The listing below must be repeated word for word, with its images excluded.

▶ [Data provided]:
================================
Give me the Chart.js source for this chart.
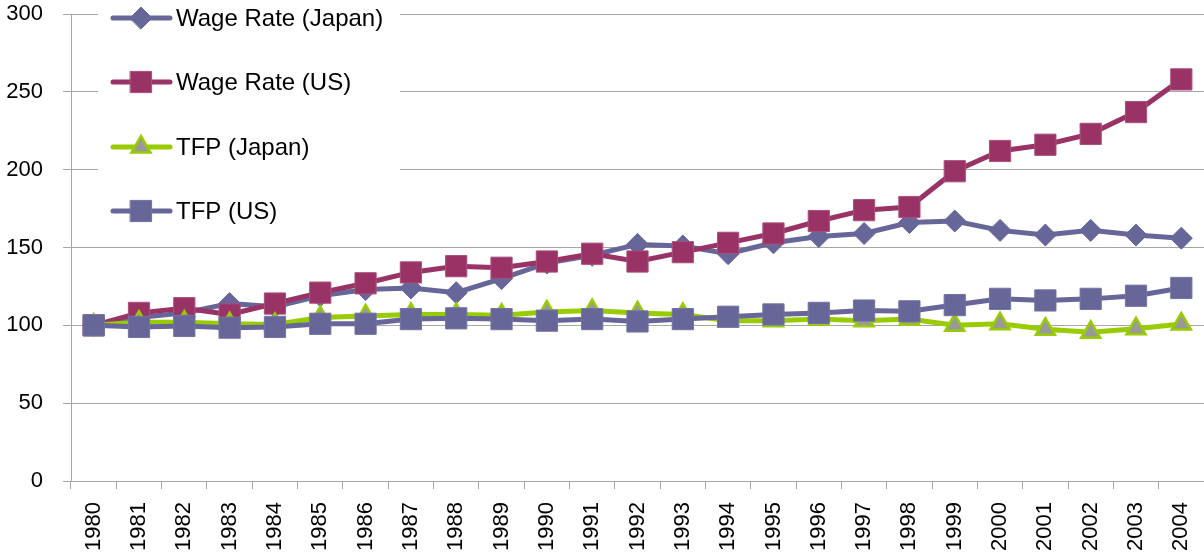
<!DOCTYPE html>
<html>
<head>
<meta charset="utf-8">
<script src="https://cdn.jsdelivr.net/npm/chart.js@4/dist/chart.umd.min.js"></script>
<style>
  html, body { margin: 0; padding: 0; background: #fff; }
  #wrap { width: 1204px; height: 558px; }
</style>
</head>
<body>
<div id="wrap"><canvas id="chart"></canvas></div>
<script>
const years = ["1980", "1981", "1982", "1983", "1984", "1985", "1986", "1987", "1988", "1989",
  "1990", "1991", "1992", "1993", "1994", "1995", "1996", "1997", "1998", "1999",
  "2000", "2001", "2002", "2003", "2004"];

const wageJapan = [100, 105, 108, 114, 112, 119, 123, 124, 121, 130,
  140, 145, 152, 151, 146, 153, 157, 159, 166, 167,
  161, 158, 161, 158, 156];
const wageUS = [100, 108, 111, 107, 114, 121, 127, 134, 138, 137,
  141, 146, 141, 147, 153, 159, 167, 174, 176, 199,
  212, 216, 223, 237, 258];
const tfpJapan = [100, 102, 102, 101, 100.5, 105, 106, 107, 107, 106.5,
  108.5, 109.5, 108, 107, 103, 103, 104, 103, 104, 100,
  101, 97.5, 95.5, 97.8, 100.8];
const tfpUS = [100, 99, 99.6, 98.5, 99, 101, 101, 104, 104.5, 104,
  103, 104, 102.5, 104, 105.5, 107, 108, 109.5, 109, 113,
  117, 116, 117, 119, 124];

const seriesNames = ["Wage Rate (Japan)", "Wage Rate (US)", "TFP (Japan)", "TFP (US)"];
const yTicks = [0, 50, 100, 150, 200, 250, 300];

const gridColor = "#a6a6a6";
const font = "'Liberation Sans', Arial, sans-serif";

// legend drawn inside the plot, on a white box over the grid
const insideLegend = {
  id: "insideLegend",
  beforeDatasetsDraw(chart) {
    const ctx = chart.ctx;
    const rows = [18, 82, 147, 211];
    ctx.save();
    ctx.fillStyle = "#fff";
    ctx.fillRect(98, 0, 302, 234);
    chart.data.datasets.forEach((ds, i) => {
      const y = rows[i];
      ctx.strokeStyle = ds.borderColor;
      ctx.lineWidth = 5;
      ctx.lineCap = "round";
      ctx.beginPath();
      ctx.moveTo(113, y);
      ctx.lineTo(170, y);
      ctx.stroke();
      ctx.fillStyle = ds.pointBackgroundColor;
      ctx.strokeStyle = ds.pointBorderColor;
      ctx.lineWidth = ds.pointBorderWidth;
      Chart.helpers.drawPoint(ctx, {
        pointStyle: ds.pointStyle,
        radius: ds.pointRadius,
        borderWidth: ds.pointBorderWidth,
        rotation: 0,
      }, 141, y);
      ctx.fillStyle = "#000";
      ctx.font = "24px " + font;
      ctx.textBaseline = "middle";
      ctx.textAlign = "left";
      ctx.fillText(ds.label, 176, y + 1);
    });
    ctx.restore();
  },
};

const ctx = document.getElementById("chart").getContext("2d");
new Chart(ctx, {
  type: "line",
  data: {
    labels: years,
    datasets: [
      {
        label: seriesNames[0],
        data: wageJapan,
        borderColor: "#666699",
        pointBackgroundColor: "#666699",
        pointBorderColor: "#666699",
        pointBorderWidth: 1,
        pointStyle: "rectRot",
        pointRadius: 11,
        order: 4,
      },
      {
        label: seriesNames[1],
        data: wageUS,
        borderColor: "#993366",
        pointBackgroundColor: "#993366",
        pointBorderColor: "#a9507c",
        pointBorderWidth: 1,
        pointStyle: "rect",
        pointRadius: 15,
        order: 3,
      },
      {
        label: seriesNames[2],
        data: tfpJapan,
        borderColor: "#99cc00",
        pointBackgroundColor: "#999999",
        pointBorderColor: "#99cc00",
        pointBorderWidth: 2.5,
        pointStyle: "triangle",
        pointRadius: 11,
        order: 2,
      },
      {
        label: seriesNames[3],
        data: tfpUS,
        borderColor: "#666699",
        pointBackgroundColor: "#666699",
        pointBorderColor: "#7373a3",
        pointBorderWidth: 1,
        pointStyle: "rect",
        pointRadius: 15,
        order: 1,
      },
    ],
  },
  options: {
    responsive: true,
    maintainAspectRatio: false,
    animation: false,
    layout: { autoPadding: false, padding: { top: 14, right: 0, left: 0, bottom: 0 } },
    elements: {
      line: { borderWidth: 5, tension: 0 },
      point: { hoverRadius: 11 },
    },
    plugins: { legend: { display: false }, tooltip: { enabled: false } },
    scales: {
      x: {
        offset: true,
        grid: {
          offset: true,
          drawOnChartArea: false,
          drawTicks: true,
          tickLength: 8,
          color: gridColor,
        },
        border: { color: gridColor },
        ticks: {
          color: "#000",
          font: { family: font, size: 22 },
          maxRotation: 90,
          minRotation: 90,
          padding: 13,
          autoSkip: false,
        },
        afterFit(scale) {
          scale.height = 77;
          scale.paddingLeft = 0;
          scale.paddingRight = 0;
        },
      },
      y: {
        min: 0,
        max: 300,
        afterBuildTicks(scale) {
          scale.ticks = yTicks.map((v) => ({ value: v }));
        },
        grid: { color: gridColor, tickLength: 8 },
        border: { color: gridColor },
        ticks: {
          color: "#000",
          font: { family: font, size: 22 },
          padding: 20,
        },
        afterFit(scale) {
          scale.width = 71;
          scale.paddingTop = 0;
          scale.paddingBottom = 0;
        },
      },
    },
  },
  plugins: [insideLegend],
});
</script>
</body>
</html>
================================
▶ [Correct answer]:
Give me the Chart.js source for this chart.
<!DOCTYPE html>
<html>
<head>
<meta charset="utf-8">
<script src="https://cdn.jsdelivr.net/npm/chart.js@4/dist/chart.umd.min.js"></script>
<style>
  html, body { margin: 0; padding: 0; background: #fff; }
  #wrap { width: 1204px; height: 558px; }
</style>
</head>
<body>
<div id="wrap"><canvas id="chart"></canvas></div>
<script>
const years = ["1980", "1981", "1982", "1983", "1984", "1985", "1986", "1987", "1988", "1989",
  "1990", "1991", "1992", "1993", "1994", "1995", "1996", "1997", "1998", "1999",
  "2000", "2001", "2002", "2003", "2004"];

const wageJapan = [100, 105, 108, 114, 112, 119, 123, 124, 121, 130,
  140, 145, 152, 151, 146, 153, 157, 159, 166, 167,
  161, 158, 161, 158, 156];
const wageUS = [100, 108, 111, 107, 114, 121, 127, 134, 138, 137,
  141, 146, 141, 147, 153, 159, 167, 174, 176, 199,
  212, 216, 223, 237, 258];
const tfpJapan = [100, 102, 102, 101, 100.5, 105, 106, 107, 107, 106.5,
  108.5, 109.5, 108, 107, 103, 103, 104, 103, 104, 100,
  101, 97.5, 95.5, 97.8, 100.8];
const tfpUS = [100, 99, 99.6, 98.5, 99, 101, 101, 104, 104.5, 104,
  103, 104, 102.5, 104, 105.5, 107, 108, 109.5, 109, 113,
  117, 116, 117, 119, 124];

const seriesNames = ["Wage Rate (Japan)", "Wage Rate (US)", "TFP (Japan)", "TFP (US)"];
const yTicks = [0, 50, 100, 150, 200, 250, 300];

const gridColor = "#a6a6a6";
const font = "'Liberation Sans', Arial, sans-serif";

// legend drawn inside the plot, on a white box over the grid
const insideLegend = {
  id: "insideLegend",
  beforeDatasetsDraw(chart) {
    const ctx = chart.ctx;
    const rows = [18, 82, 147, 211];
    ctx.save();
    ctx.fillStyle = "#fff";
    ctx.fillRect(98, 0, 302, 234);
    chart.data.datasets.forEach((ds, i) => {
      const y = rows[i];
      ctx.strokeStyle = ds.borderColor;
      ctx.lineWidth = 5;
      ctx.lineCap = "round";
      ctx.beginPath();
      ctx.moveTo(113, y);
      ctx.lineTo(170, y);
      ctx.stroke();
      ctx.fillStyle = ds.pointBackgroundColor;
      ctx.strokeStyle = ds.pointBorderColor;
      ctx.lineWidth = ds.pointBorderWidth;
      Chart.helpers.drawPoint(ctx, {
        pointStyle: ds.pointStyle,
        radius: ds.pointRadius,
        borderWidth: ds.pointBorderWidth,
        rotation: 0,
      }, 141, y);
      ctx.fillStyle = "#000";
      ctx.font = "24px " + font;
      ctx.textBaseline = "middle";
      ctx.textAlign = "left";
      ctx.fillText(ds.label, 176, y + 1);
    });
    ctx.restore();
  },
};

const ctx = document.getElementById("chart").getContext("2d");
new Chart(ctx, {
  type: "line",
  data: {
    labels: years,
    datasets: [
      {
        label: seriesNames[0],
        data: wageJapan,
        borderColor: "#666699",
        pointBackgroundColor: "#666699",
        pointBorderColor: "#666699",
        pointBorderWidth: 1,
        pointStyle: "rectRot",
        pointRadius: 11,
        order: 4,
      },
      {
        label: seriesNames[1],
        data: wageUS,
        borderColor: "#993366",
        pointBackgroundColor: "#993366",
        pointBorderColor: "#a9507c",
        pointBorderWidth: 1,
        pointStyle: "rect",
        pointRadius: 15,
        order: 3,
      },
      {
        label: seriesNames[2],
        data: tfpJapan,
        borderColor: "#99cc00",
        pointBackgroundColor: "#999999",
        pointBorderColor: "#99cc00",
        pointBorderWidth: 2.5,
        pointStyle: "triangle",
        pointRadius: 11,
        order: 2,
      },
      {
        label: seriesNames[3],
        data: tfpUS,
        borderColor: "#666699",
        pointBackgroundColor: "#666699",
        pointBorderColor: "#7373a3",
        pointBorderWidth: 1,
        pointStyle: "rect",
        pointRadius: 15,
        order: 1,
      },
    ],
  },
  options: {
    responsive: true,
    maintainAspectRatio: false,
    animation: false,
    layout: { autoPadding: false, padding: { top: 14, right: 0, left: 0, bottom: 0 } },
    elements: {
      line: { borderWidth: 5, tension: 0 },
      point: { hoverRadius: 11 },
    },
    plugins: { legend: { display: false }, tooltip: { enabled: false } },
    scales: {
      x: {
        offset: true,
        grid: {
          offset: true,
          drawOnChartArea: false,
          drawTicks: true,
          tickLength: 8,
          color: gridColor,
        },
        border: { color: gridColor },
        ticks: {
          color: "#000",
          font: { family: font, size: 22 },
          maxRotation: 90,
          minRotation: 90,
          padding: 13,
          autoSkip: false,
        },
        afterFit(scale) {
          scale.height = 77;
          scale.paddingLeft = 0;
          scale.paddingRight = 0;
        },
      },
      y: {
        min: 0,
        max: 300,
        afterBuildTicks(scale) {
          scale.ticks = yTicks.map((v) => ({ value: v }));
        },
        grid: { color: gridColor, tickLength: 8 },
        border: { color: gridColor },
        ticks: {
          color: "#000",
          font: { family: font, size: 22 },
          padding: 20,
        },
        afterFit(scale) {
          scale.width = 71;
          scale.paddingTop = 0;
          scale.paddingBottom = 0;
        },
      },
    },
  },
  plugins: [insideLegend],
});
</script>
</body>
</html>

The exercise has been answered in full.